Un termine applicato alla persona non deve essere né un’etichetta né un simbolo di appartenenza discriminatoria
Qualche anno fa, soprattutto quando imperversavano i gruppi Facebook di Fulltimers, ci fu un momento in cui sembrava che si facesse a gara a dire “io sono più Fulltimer di te” o “io sì che sono un vero Fulltimer!” o ancora “io sono Fulltimer, ma part-time”.
Quell’ondata di farsi le pulci per scoprire se chi vive in camper in realtà una casa da qualche parte ce l’ha oppure no, per fortuna è terminata o almeno non è più così gettonata come allora.
Molti gruppi poi sono stati chiusi e ne sono sopravvissuti solo alcuni, il più delle volte contaminati da altri argomenti che spesso non c’entrano nulla con la vita in camper: specifici ed a tema probabilmente non ce ne sono più.
Anche noi ne avevamo uno e che io adoravo, ma abbiamo preferito continuare il nostro percorso, assieme a voi, qui in questo blog e nel forum.
C’è stato un tempo in cui si rifiutava anche il termine stesso, “Fulltimer”, proprio da chi, come noi, aborra le etichette che catalogano le persone come libri.
Ma rimango sempre convinta che per capirci dobbiamo dare un nome alle cose, per praticità e per intendersi al volo senza tanti giri di parole.
E siccome in Gran Bretagna qualcuno, molti anni prima, aveva coniato questo termine, non vedo perché non usarlo.
Ora però, visto che ho stuzzicato l’argomento, vorrei dire la mia sull’essere veramente e totalmente Fulltimer.
Partiamo dalla mia esperienza.
Un giorno mi accorsi che tutto il mio lavoro, la mia fatica, il mio sudore, servivano per coprire qualcos’altro: l’affitto di casa, la luce, il gas, l’acqua, il condominio.
Per me, per godermi degnamente il tempo libero, non restava niente.
Pensai allora di lavorare di più per guadagnare di più per potermi togliere qualche soddisfazione: un viaggio, un pranzo al ristorante, un weekend rilassante.

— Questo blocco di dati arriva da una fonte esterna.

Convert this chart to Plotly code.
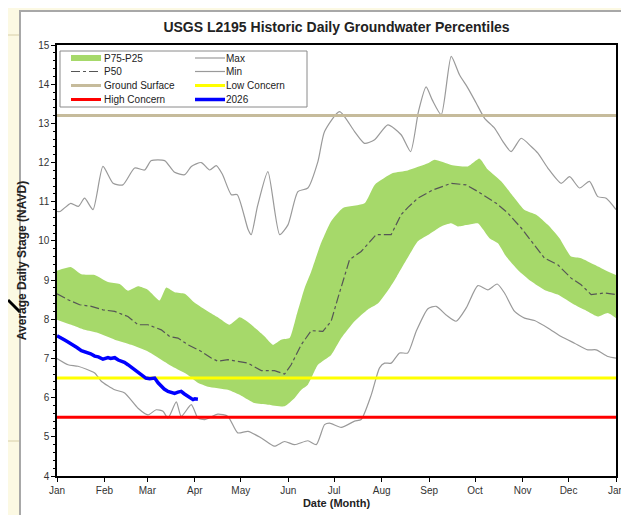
import plotly.graph_objects as go

# ---------------- data (day of year, stage) ----------------
month_ticks = [0, 31, 59, 90, 120, 151, 181, 212, 243, 273, 304, 334, 365]
month_labels = ["Jan", "Feb", "Mar", "Apr", "May", "Jun", "Jul", "Aug", "Sep", "Oct", "Nov", "Dec", "Jan"]

max_days = [0, 2, 9, 14, 18, 23.5, 30, 36.6, 43, 50.7, 57.2, 61.6, 70.3, 76.8, 83.4, 87.7, 94.2, 99.7, 104,
            108, 113.8, 117.7, 124.7, 126.8, 131, 137.7, 145.4, 150.8, 157.3, 163.8, 170.4, 174.7, 184.5,
            194.3, 200.8, 207.4, 216, 224.7, 230.9, 236, 241, 245, 250.9, 257.4, 262.8, 268.3, 273.7, 279.2,
            285.7, 291.1, 296.5, 303.1, 309.6, 314, 320.5, 329.2, 334.7, 341.2, 347.7, 353.1, 358.6, 365]
max_vals = [10.75, 10.75, 10.96, 10.88, 11.09, 10.8, 11.9, 11.47, 11.43, 11.86, 11.81, 12.05, 12.05, 11.75,
            11.69, 11.9, 12.0, 11.81, 11.92, 11.7, 11.18, 11.18, 10.3, 10.16, 10.9, 11.77, 10.16, 10.41,
            11.26, 11.35, 12.03, 12.79, 13.3, 12.79, 12.49, 12.58, 12.96, 12.71, 12.28, 13.3, 13.93, 13.6,
            13.22, 14.71, 14.24, 13.9, 13.52, 13.13, 12.88, 12.54, 12.28, 12.62, 12.41, 12.24, 11.86, 11.47,
            11.64, 11.35, 11.52, 11.13, 11.09, 10.8]

min_days = [0, 7.2, 13.7, 24.6, 28.9, 37.7, 44.2, 52.9, 59.4, 64.8, 69.2, 72.5, 77.9, 81.1, 87.7, 92, 96.4,
            105, 111.6, 118, 124.7, 133.4, 142, 148.6, 155.2, 163.8, 169.3, 174.7, 178, 185.6, 194.3, 198.6,
            205.2, 210.6, 213.9, 218.2, 223.7, 229, 234.5, 242.2, 247.6, 254.1, 260.6, 267.2, 274.8, 281.3,
            287.4, 292.2, 298.8, 305.3, 311.8, 320.5, 329.2, 337.9, 346.6, 352, 359.7, 365]
min_vals = [7.0, 6.84, 6.8, 6.63, 6.42, 6.2, 6.12, 5.73, 5.56, 5.69, 5.65, 5.48, 5.89, 5.52, 5.82, 5.48, 5.44,
            5.58, 5.52, 5.1, 5.14, 4.97, 4.76, 4.88, 4.8, 4.9, 4.8, 5.31, 5.35, 5.24, 5.4, 5.44,
            6.07, 6.76, 6.88, 6.88, 7.14, 7.14, 7.69, 8.27, 8.33, 8.11, 7.95, 8.29, 8.86, 8.75,
            8.9, 8.67, 8.2, 8.03, 7.97, 7.78, 7.56, 7.39, 7.22, 7.22, 7.05, 7.01]

p50_days = [0, 7.2, 14.8, 22.4, 30, 37.7, 46.3, 52.9, 59.4, 68.1, 73.6, 79, 85.5, 94.2, 100.7, 105, 111.6, 118,
            124.7, 133.4, 142, 148.6, 152.9, 159.5, 166, 173.6, 179, 183.4, 186.7, 191, 198.6, 208.4, 218.2,
            224.7, 229, 235.6, 245.4, 257.4, 267.2, 274.8, 286.8, 294.4, 303.1, 311.8, 318.3, 327, 335.7,
            342.2, 348.8, 357.5, 365]
p50_vals = [8.65, 8.5, 8.37, 8.33, 8.24, 8.2, 8.07, 7.86, 7.86, 7.73, 7.56, 7.52, 7.35, 7.18, 7.01, 6.93, 6.97,
            6.92, 6.88, 6.69, 6.69, 6.6, 6.84, 7.35, 7.71, 7.69, 7.95, 8.54, 8.95, 9.52, 9.73, 10.16, 10.16,
            10.67, 10.85, 11.09, 11.3, 11.47, 11.43, 11.26, 10.96, 10.71, 10.33, 9.9, 9.56, 9.39, 9.05,
            8.88, 8.63, 8.67, 8.63]

p75_days = [0, 9.3, 15.9, 24.6, 33.3, 40.9, 46.3, 52.9, 59.4, 67, 71.3, 76.8, 83.4, 89.9, 98.6, 105, 112.7,
            119.3, 124.7, 135.6, 141, 146.4, 151.9, 156.2, 161.7, 166, 172, 179, 186.7, 200.8, 207.4, 219.3,
            229, 242.2, 246.5, 257.4, 268.3, 275.9, 281.3, 290, 298.8, 305.3, 312.9, 320.5, 328.1, 335.7,
            342.2, 351, 359.7, 365]
p75_vals = [9.24, 9.33, 9.15, 9.13, 8.95, 8.9, 8.73, 8.84, 8.75, 8.48, 8.81, 8.69, 8.65, 8.42, 8.2, 8.05, 7.86,
            8.05, 7.93, 7.56, 7.35, 7.48, 7.52, 8.07, 8.8, 9.22, 9.9, 10.5, 10.84, 10.96, 11.43, 11.73,
            11.8, 11.98, 12.07, 11.94, 11.9, 12.1, 11.82, 11.52, 11.09, 10.79, 10.67, 10.41, 10.07, 9.6,
            9.56, 9.39, 9.22, 9.13]

p25_days = [0, 9.3, 18, 26.8, 37.7, 48.5, 59.4, 68.1, 76.8, 85.5, 92, 98.6, 111.6, 120.3, 129, 137.7, 148.6,
            155.2, 159.5, 163.8, 170.4, 179, 185.6, 194.3, 203, 209.5, 217.2, 222, 230.2, 235.6, 242.2,
            250.9, 257.4, 261.7, 268.3, 274.8, 282.4, 287.9, 293.3, 300.9, 309.6, 318.3, 327, 337.9, 346.6,
            353.1, 359.7, 365]
p25_vals = [7.99, 7.86, 7.73, 7.65, 7.48, 7.35, 7.18, 6.97, 6.76, 6.58, 6.38, 6.28, 6.2, 6.05, 5.86, 5.82, 5.78,
            5.99, 6.2, 6.33, 6.84, 7.09, 7.52, 7.95, 8.25, 8.4, 8.8, 9.1, 9.65, 9.99, 10.15,
            10.37, 10.45, 10.37, 10.41, 10.45, 10.07, 9.94, 9.6, 9.26, 8.97, 8.75, 8.63, 8.37, 8.2,
            8.07, 8.16, 8.03]

y2026_days = [0, 3, 5, 7.2, 9, 11.5, 13, 15.9, 18, 20.2, 22, 24.6, 27, 30, 33.3, 35, 37.7, 40, 42, 44, 46.3,
              49, 51.8, 54, 56.1, 58, 60.5, 63.8, 66, 68.1, 70, 72.5, 74.5, 76.8, 79, 81.1, 83, 85.5, 88.8,
              90, 92]
y2026_vals = [7.58, 7.5, 7.47, 7.42, 7.38, 7.31, 7.28, 7.2, 7.18, 7.14, 7.12, 7.06, 7.04, 6.98, 7.02, 7.0,
              7.02, 6.96, 6.93, 6.9, 6.84, 6.76, 6.67, 6.6, 6.54, 6.5, 6.48, 6.5, 6.38, 6.29, 6.22, 6.16,
              6.14, 6.11, 6.14, 6.16, 6.1, 6.03, 5.95, 5.97, 5.96]

ground_surface = 13.2
low_concern = 6.5
high_concern = 5.5
year_span = [0, 365]

# legend entries laid out in two columns of four
legend_col1 = ["P75-P25", "P50", "Ground Surface", "High Concern"]
legend_col2 = ["Max", "Min", "Low Concern", "2026"]

# ---------------- styles ----------------
FONT = "Liberation Sans, Arial, sans-serif"
STYLE = {
    "P75-P25": dict(color="#a6d96a", width=6, dash="solid"),
    "P50": dict(color="#555555", width=1.2, dash="dashdot"),
    "Max": dict(color="#9a9a9a", width=1.2, dash="solid"),
    "Min": dict(color="#9a9a9a", width=1.2, dash="solid"),
    "Ground Surface": dict(color="#c6bb9b", width=3, dash="solid"),
    "Low Concern": dict(color="#ffff00", width=3, dash="solid"),
    "High Concern": dict(color="#ff0000", width=3, dash="solid"),
    "2026": dict(color="#0000ff", width=3.5, dash="solid"),
}

fig = go.Figure()

# band
fig.add_trace(go.Scatter(x=p25_days, y=p25_vals, mode="lines",
                         line=dict(width=0, color="#a6d96a", shape="spline", smoothing=0.5),
                         showlegend=False, hoverinfo="skip"))
fig.add_trace(go.Scatter(x=p75_days, y=p75_vals, mode="lines", fill="tonexty", fillcolor="#a6d96a",
                         line=dict(width=0, color="#a6d96a", shape="spline", smoothing=0.5),
                         name="P75-P25", showlegend=False))
fig.add_trace(go.Scatter(x=p50_days, y=p50_vals, mode="lines", name="P50", showlegend=False,
                         line=dict(color=STYLE["P50"]["color"], width=1.2, dash="dashdot")))
fig.add_trace(go.Scatter(x=max_days, y=max_vals, mode="lines", name="Max", showlegend=False,
                         line=dict(color=STYLE["Max"]["color"], width=1.2, shape="spline", smoothing=0.6)))
fig.add_trace(go.Scatter(x=min_days, y=min_vals, mode="lines", name="Min", showlegend=False,
                         line=dict(color=STYLE["Min"]["color"], width=1.2, shape="spline", smoothing=0.6)))
fig.add_trace(go.Scatter(x=year_span, y=[ground_surface] * 2, mode="lines", name="Ground Surface",
                         showlegend=False, line=dict(color=STYLE["Ground Surface"]["color"], width=3)))
fig.add_trace(go.Scatter(x=year_span, y=[low_concern] * 2, mode="lines", name="Low Concern",
                         showlegend=False, line=dict(color=STYLE["Low Concern"]["color"], width=3)))
fig.add_trace(go.Scatter(x=year_span, y=[high_concern] * 2, mode="lines", name="High Concern",
                         showlegend=False, line=dict(color=STYLE["High Concern"]["color"], width=3)))
fig.add_trace(go.Scatter(x=y2026_days, y=y2026_vals, mode="lines", name="2026", showlegend=False,
                         line=dict(color=STYLE["2026"]["color"], width=3.5)))

L, R, T, B = 49, 21, 37, 47
W, H = 629, 515
pw, ph = W - L - R, H - T - B


def px(xp):
    return (xp - L) / pw


def py(yp):
    return (H - B - yp) / ph


shapes = [
    # white panel
    dict(type="rect", xref="paper", yref="paper", x0=px(12), x1=px(622), y0=py(530), y1=py(3),
         fillcolor="white", line=dict(color="#a8a8a8", width=2), layer="below"),
    # background decorations
    dict(type="line", xref="paper", yref="paper", x0=px(0), x1=px(11), y0=py(27), y1=py(27),
         line=dict(color="#d8cfa8", width=1), layer="below"),
    dict(type="line", xref="paper", yref="paper", x0=px(0), x1=px(11), y0=py(433), y1=py(433),
         line=dict(color="#d8cfa8", width=1), layer="below"),
    dict(type="line", xref="paper", yref="paper", x0=px(0), x1=px(12), y0=py(292), y1=py(304),
         line=dict(color="black", width=3), layer="below"),
    # legend box
    dict(type="rect", xref="paper", yref="paper", x0=px(52), x1=px(299), y0=py(99), y1=py(43),
         fillcolor="white", line=dict(color="#8a8a8a", width=1), layer="above"),
]

annotations = []
row_y = [50, 63.5, 77.5, 91.5]
for names, sx0, sx1, tx in [(legend_col1, 63, 93, 94), (legend_col2, 187, 217, 216)]:
    for i, name in enumerate(names):
        st = STYLE[name]
        shapes.append(dict(type="line", xref="paper", yref="paper", x0=px(sx0), x1=px(sx1),
                           y0=py(row_y[i]), y1=py(row_y[i]), layer="above",
                           line=dict(color=st["color"], width=st["width"], dash=st["dash"])))
        annotations.append(dict(text=name, xref="paper", yref="paper", x=px(tx), y=py(row_y[i]),
                                xanchor="left", yanchor="middle", showarrow=False,
                                font=dict(family=FONT, size=10, color="#222")))

fig.update_layout(
    width=W, height=H,
    margin=dict(l=L, r=R, t=T, b=B),
    paper_bgcolor="#fcf9e3",
    plot_bgcolor="white",
    showlegend=False,
    font=dict(family=FONT, size=10, color="#333"),
    title=dict(text="<b>USGS L2195 Historic Daily Groundwater Percentiles</b>", x=0.5, xref="paper",
               xanchor="center", y=1 - 19 / H, yanchor="middle",
               font=dict(family=FONT, size=14, color="#222")),
    shapes=shapes,
    annotations=annotations,
    xaxis=dict(range=[0, 365], tickmode="array", tickvals=month_ticks, ticktext=month_labels,
               ticks="outside", ticklen=4, tickcolor="black", showgrid=False, zeroline=False,
               showline=True, linecolor="black", linewidth=1.5, mirror=True,
               tickfont=dict(family=FONT, size=10, color="#333"),
               title=dict(text="<b>Date (Month)</b>", standoff=5, font=dict(family=FONT, size=11, color="#222"))),
    yaxis=dict(range=[4, 15], dtick=1, ticks="outside", ticklen=4, tickcolor="black", showgrid=False,
               zeroline=False, showline=True, linecolor="black", linewidth=1.5, mirror=True,
               minor=dict(ticks="outside", ticklen=2, dtick=0.2, tickcolor="black", showgrid=False),
               tickfont=dict(family=FONT, size=10, color="#333"),
               title=dict(text="<b>Average Daily Stage (NAVD)</b>", standoff=9,
                          font=dict(family=FONT, size=12, color="#222"))),
)

fig.write_html("out.html")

Ma a mancare era diventato il tempo. Avevo più soldi senza la possibilità di godermeli. Era un’equazione che da qualunque parte la guardassi mi dava un risultato errato.
Iniziai a detestare quella casa, neppure mia, che cominciava a rendermi schiava. Cercai alternative.

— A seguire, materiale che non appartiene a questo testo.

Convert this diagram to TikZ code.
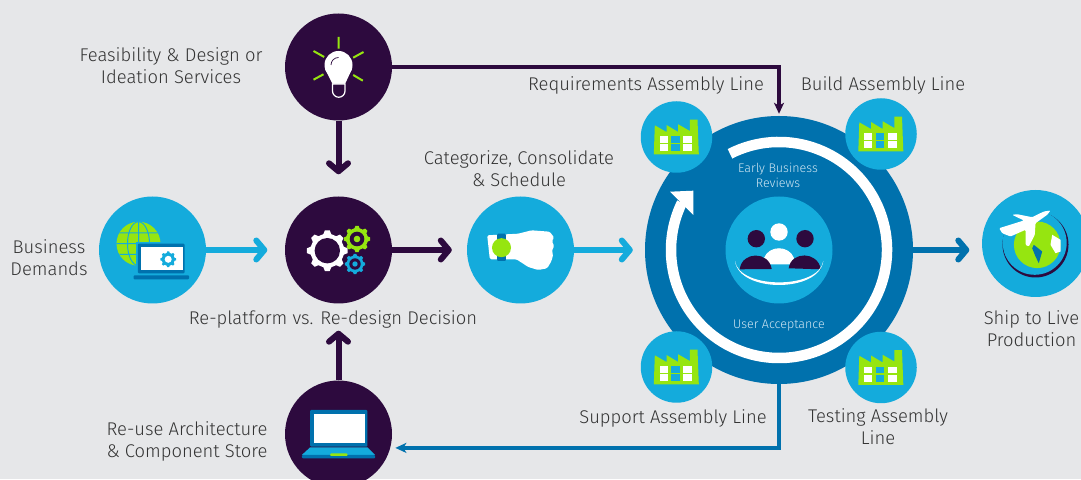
\documentclass[tikz,border=0pt]{standalone}
\usepackage{fontspec}
\setmainfont{Fira Sans}[UprightFont=* Light]
\usetikzlibrary{arrows.meta}
\definecolor{pagegrey}{HTML}{E6E7E9}
\definecolor{darkpurple}{HTML}{2D0A3E}
\definecolor{lightblue}{HTML}{14ABDC}
\definecolor{midblue}{HTML}{0071AD}
\definecolor{limegreen}{HTML}{96E510}
\definecolor{textdark}{HTML}{333333}
\definecolor{textpale}{HTML}{CFE6F3}
\tikzstyle{dark} = [circle, minimum size=107pt, inner sep=0pt, fill=darkpurple]
\tikzstyle{light} = [circle, minimum size=107pt, inner sep=0pt, fill=lightblue]
\tikzstyle{factory} = [circle, minimum size=71.5pt, inner sep=0pt, fill=lightblue]
\tikzstyle{hub} = [circle, minimum size=268pt, inner sep=0pt, fill=midblue]
\tikzstyle{caption} = [align=center, text=textdark, font=\fontsize{18.4}{22}\selectfont]
\tikzstyle{inside} = [align=center, text=textpale, font=\fontsize{12.5}{15}\selectfont]
\tikzstyle{chevron} = [line width=6pt, -{Straight Barb[length=8pt,width=19pt,round]}]
\tikzstyle{thinline} = [line width=4.5pt, -{Stealth[length=11pt,width=10pt,inset=3pt]}]
\newcommand{\gearicon}[5]{
  \pgfmathsetmacro{\gearstep}{360/#4}
  \begin{scope}[shift={(#1)}]
    \fill[#5] (0.3*\gearstep:#3) \foreach \i in {1,...,#4} {
      -- (\i*\gearstep-0.3*\gearstep:#3) -- (\i*\gearstep-0.15*\gearstep:#2)
      -- (\i*\gearstep+0.15*\gearstep:#2) -- (\i*\gearstep+0.3*\gearstep:#3)} -- cycle;
  \end{scope}
}
\newcommand{\factoryicon}[1]{
  \begin{scope}[shift={(#1)}]
    \fill[limegreen] (-22.7,-17.3) -- (-21.7,11.7) -- (-10,5) -- (-10,12) -- (1.7,5) -- (1.7,12.7)
      -- (13.3,6) -- (13.3,17.3) -- (21,17.3) -- (22.3,-17.3) -- cycle;
    \fill[white] (-16.7,0.7) rectangle (-8.7,-6);
    \fill[white] (-16.7,-7.3) rectangle (-8.7,-14.3);
    \fill[lightblue] (-5.3,0.7) rectangle (3.3,-6);
    \fill[lightblue] (-5.3,-7.3) rectangle (3.3,-14.3);
    \fill[white] (6.7,0.7) rectangle (15.7,-6);
    \fill[white] (6.7,-7.3) rectangle (15.7,-14.3);
  \end{scope}
}
\begin{document}
\begin{tikzpicture}[x=1pt, y=1pt, node distance=183pt]
  \useasboundingbox (0,0) rectangle (1081,479);
  \clip (0,0) rectangle (1081,479);
  \fill[pagegrey] (0,0) rectangle (1081,479);

  \node (biz) [light] at (152.5,229) {};
  \node (gears) [dark, right of=biz, xshift=3pt] {};
  \node (feas) [dark, above of=gears] {};
  \node (store) [dark, below of=gears, yshift=-1pt] {};
  \node (cat) [light, right of=gears, xshift=-1pt] {};
  \node (big) [hub, right of=cat, xshift=75.5pt] {};
  \node (ship) [light, right of=big, xshift=73.5pt, yshift=6.5pt] {};
  \node (reqfac) [factory, above of=big, xshift=-102.5pt, yshift=-70pt] {};
  \node (buildfac) [factory, above of=big, xshift=102pt, yshift=-67pt] {};
  \node (supfac) [factory, below of=big, xshift=-102.5pt, yshift=66pt] {};
  \node (testfac) [factory, below of=big, xshift=102pt, yshift=65.5pt] {};
  \node (meet) [light, at=(big)] {};

  \draw [chevron, lightblue, shorten >=17.5pt] (biz) -- (gears);
  \draw [chevron, darkpurple, shorten >=15pt] (gears) -- (cat);
  \draw [chevron, lightblue, shorten >=12pt] (cat) -- (big);
  \draw [chevron, midblue, shorten >=12.5pt] (big.east) -- (big.east -| ship.west);
  \draw [chevron, darkpurple, shorten >=22pt] (feas) -- (gears);
  \draw [chevron, darkpurple, shorten >=27pt] (store) -- (gears);
  \draw [thinline, darkpurple, shorten >=2pt] (feas.east) -| (big.north);
  \draw [thinline, midblue, shorten >=5pt] (big.south) |- (store.-15);

  \begin{scope}[shift={(big)}]
    \draw [white, line width=10.5pt] (117:108) arc[start angle=117, end angle=-206, radius=108];
    \fill [white] (-109,58.3) -- (-85.7,59.3) -- (-85.7,35) -- cycle;
  \end{scope}

  \factoryicon{reqfac}
  \factoryicon{buildfac}
  \factoryicon{supfac}
  \factoryicon{testfac}

  \begin{scope}[shift={(feas)}]
    \draw [limegreen, line width=2pt] (0,30) -- (0,18.3) (-25,16) -- (-14.3,10) (25,15) -- (14.7,9.3)
      (-25,-12.7) -- (-15,-7.3) (24.3,-13.7) -- (14.7,-8);
    \fill [white] (0,2) circle (14);
    \fill [white] (-13.5,-2) -- (-6,-17) -- (6.5,-17) -- (13.5,-2) -- cycle;
    \draw [white, line width=1.2pt, fill=darkpurple] (-6,-17) -- (-6,-24) arc[start angle=180, end angle=360, radius=6.25] -- (6.5,-17) -- cycle;
    \draw [darkpurple, line width=0.7pt] (-7.5,2) arc[start angle=180, end angle=90, radius=7.5];
  \end{scope}

  \begin{scope}[shift={(gears)}]
    \gearicon{-11.2,-0.7}{20.5}{17}{8}{white}
    \fill [darkpurple] (-11.2,-0.7) circle (12.7);
    \gearicon{18.5,11}{13.3}{11}{8}{limegreen}
    \fill [darkpurple] (18.5,11) circle (7.3);
    \fill [limegreen] (18.5,11) circle (3.3);
    \gearicon{16.5,-14}{10.3}{8.5}{8}{lightblue}
    \fill [darkpurple] (16.5,-14) circle (5.7);
    \fill [lightblue] (16.5,-14) circle (2.7);
  \end{scope}

  \begin{scope}[shift={(biz)}]
    \fill [limegreen] (-14,6.3) circle (22);
    \draw [lightblue, line width=1pt] (-14,6.3) ellipse (11 and 22) (-14,-15.7) -- (-14,28.3)
      (-36,6.3) -- (8,6.3) (-33,17) -- (5,17) (-33,-4.4) -- (5,-4.4);
    \fill [lightblue] (-16.7,8.3) rectangle (34,-25.3);
    \fill [midblue, rounded corners=1pt] (-14.7,6.3) rectangle (32,-23.3);
    \fill [white] (-11.3,3.3) rectangle (30,-20.3);
    \fill [midblue, rounded corners=1pt] (-19,-25.3) rectangle (36.7,-29.3);
    \gearicon{15.7,-9.3}{8}{6.5}{8}{lightblue}
    \fill [white] (15.7,-9.3) circle (3.5);
  \end{scope}

  \begin{scope}[shift={(cat)}]
    \fill [white, rounded corners=1.5pt] (-33.3,14.7) -- (-14,15.7) -- (-2.3,16.3) -- (11,19.7) -- (29.3,18.3) -- (33.7,12.3) -- (31.3,9) -- (33.7,4)
      -- (31.3,-1) -- (32.7,-4.3) -- (31,-11) -- (26.7,-18.3) -- (17.7,-20) -- (7.7,-17) -- (-4,-9.3) -- (-30.7,-9.3) -- cycle;
    \fill [midblue, rounded corners=1pt] (-23.3,16.3) rectangle (-14.7,-11);
    \fill [limegreen] (-19,2.3) circle (9.5);
  \end{scope}

  \begin{scope}[shift={(meet)}]
    \fill [white] (0,18) circle (8.7);
    \fill [white] (-15,-8) .. controls (-10,5) and (10,5) .. (15,-8) -- (12,-14.3) -- (-12,-14.3) -- cycle;
    \fill [darkpurple] (-22.7,11.3) circle (8.7);
    \fill [darkpurple] (26,11.3) circle (8.7);
    \fill [darkpurple] (-39.3,-19.3) .. controls (-37,-1) and (-10,-1) .. (-7.3,-19) -- cycle;
    \fill [darkpurple] (9.7,-18.3) .. controls (12,-1) and (39,-1) .. (41.7,-19.3) -- cycle;
    \fill [white] (-44,-11) .. controls (-40,-43) and (40,-43) .. (44.3,-11) .. controls (40,-39.5) and (-40,-39.5) .. (-44,-11) -- cycle;
  \end{scope}

  \begin{scope}[shift={(ship)}]
    \fill [darkpurple] (0,-1) circle (33);
    \fill [lightblue] (-0.8,0.7) circle (32);
    \fill [limegreen] (1.7,-1.3) circle (23.3);
    \fill [midblue] (-1.7,-1.3) -- (6.7,-8) -- (3.3,-19.7) -- (0,-13) -- (-3.3,-4.7) -- cycle;
    \fill [white] (16.7,8.7) -- (25,3.7) -- (25,-8) -- (20,-9.7) -- (15,-1.3) -- cycle;
    \fill [white, rounded corners=1pt] (15,33) -- (11.7,28.7) -- (0,20.3) -- (-0.7,8.7) -- (-6.7,-3) -- (-10,-1.3) -- (-10,13.7)
      -- (-25,7) -- (-33.3,10.3) -- (-36.3,15.3) -- (-11.7,23) -- (-23.3,28.7) -- (-18.3,29.3) -- (-3.3,26.3) -- (8.3,32) -- cycle;
  \end{scope}

  \begin{scope}[shift={(store)}]
    \fill [midblue, rounded corners=1pt] (-28.3,24) rectangle (28.9,-12.7);
    \fill [white] (-25,19.7) rectangle (26,-8.7);
    \fill [lightblue] (-28.3,-13.3) -- (29,-13.3) -- (36.7,-21) -- (-36.7,-21) -- cycle;
    \fill [midblue, rounded corners=1pt] (-36.7,-21) rectangle (36.7,-24.3);
    \fill [limegreen, rounded corners=1pt] (-8.3,-19.3) rectangle (9,-22);
  \end{scope}

  \node (feaslabel) [caption, left of=feas, xshift=15.5pt, yshift=1pt] {Feasibility \& Design or\\Ideation Services};
  \node (catlabel) [caption, above of=cat, xshift=-1.5pt, yshift=-102pt] {Categorize, Consolidate\\\& Schedule};
  \node (reqlabel) [caption, above of=reqfac, xshift=-30.5pt, yshift=-131pt] {Requirements Assembly Line};
  \node (buildlabel) [caption, above of=buildfac, xshift=2pt, yshift=-134pt] {Build Assembly Line};
  \node (bizlabel) [caption, left of=biz, xshift=79.5pt, yshift=-7.5pt] {Business\\Demands};
  \node (gearslabel) [caption, below of=gears, xshift=-5.5pt, yshift=114pt] {Re-platform vs. Re-design Decision};
  \node (suplabel) [caption, below of=supfac, xshift=-3.5pt, yshift=132pt] {Support Assembly Line};
  \node (testlabel) [caption, below of=testfac, xshift=-3pt, yshift=123.5pt] {Testing Assembly\\Line};
  \node (shiplabel) [caption, below of=ship, xshift=-4pt, yshift=98pt] {Ship to Live\\Production};
  \node (storelabel) [caption, left of=store, xshift=31.5pt, yshift=-7pt] {Re-use Architecture\\\& Component Store};
  \node (earlylabel) [inside, above of=big, xshift=-1pt, yshift=-108.5pt] {Early Business\\Reviews};
  \node (uatlabel) [inside, below of=big, yshift=107pt] {User Acceptance};
\end{tikzpicture}
\end{document}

Fu allora che scoprii che non ero l’unica a provare quel disagio ed anzi qualcuno aveva trovato la soluzione: vivere in un camper.
Pensai ” proprio io che neppure ci sono mai salita mi adatterei ad una situazione così anticonvenzionale? “
Sapevo però che dovevo provarci e cercando, leggendo, e documentandomi proprio su quei gruppi Facebook a tema, ebbi l’occasione di conoscere Fabrizio.
Era il 2018, quell’anno ZERO in cui molti di noi hanno chiuso il portone blindato di casa per entrare in un monolocale motorizzato. Il resto è la nostra storia che già conoscete.
E così raccolsi le mie poche cose e chiusi quella porta che da lì in poi si sarebbe chiamata “vita precedente”.
Sì, perché mi veniva offerta una seconda vita tutta da scoprire lungo una strada tutta da percorrere.
Le mie cose, dicevo.
Le mie cose stavano già tutte in una borsa. Non ho mai amato accumulare, comprare e ricomprare, per cui ero avvantaggiata rispetto ai piccoli spazi del camper.
Ma torniamo al concetto di Fulltimer.
Fulltimer è chi ha tutto, ma proprio tutto eh, in quella casa viaggiante.
Non c’è un’altra casa di appoggio, non c’è una “base” dove tornare, con un lungo elastico che tira prima o dopo verso di essa, o dove “defaticarsi” dalle ristrettezze del camper per 6 mesi l’anno.
Lì dentro hai tutto il tuo “micromondo”, ma proprio tutto, e te lo devi fare bastare.
Sia chiaro: non sto denigrando nessuno e nemmeno sto appropriandomi del termine come alcuni facevano un tempo.
Ho solo espresso la mia percezione di vivere in camper e spero, con queste poche righe che racchiudono il concetto della mia nuova vita, di esserci riuscita.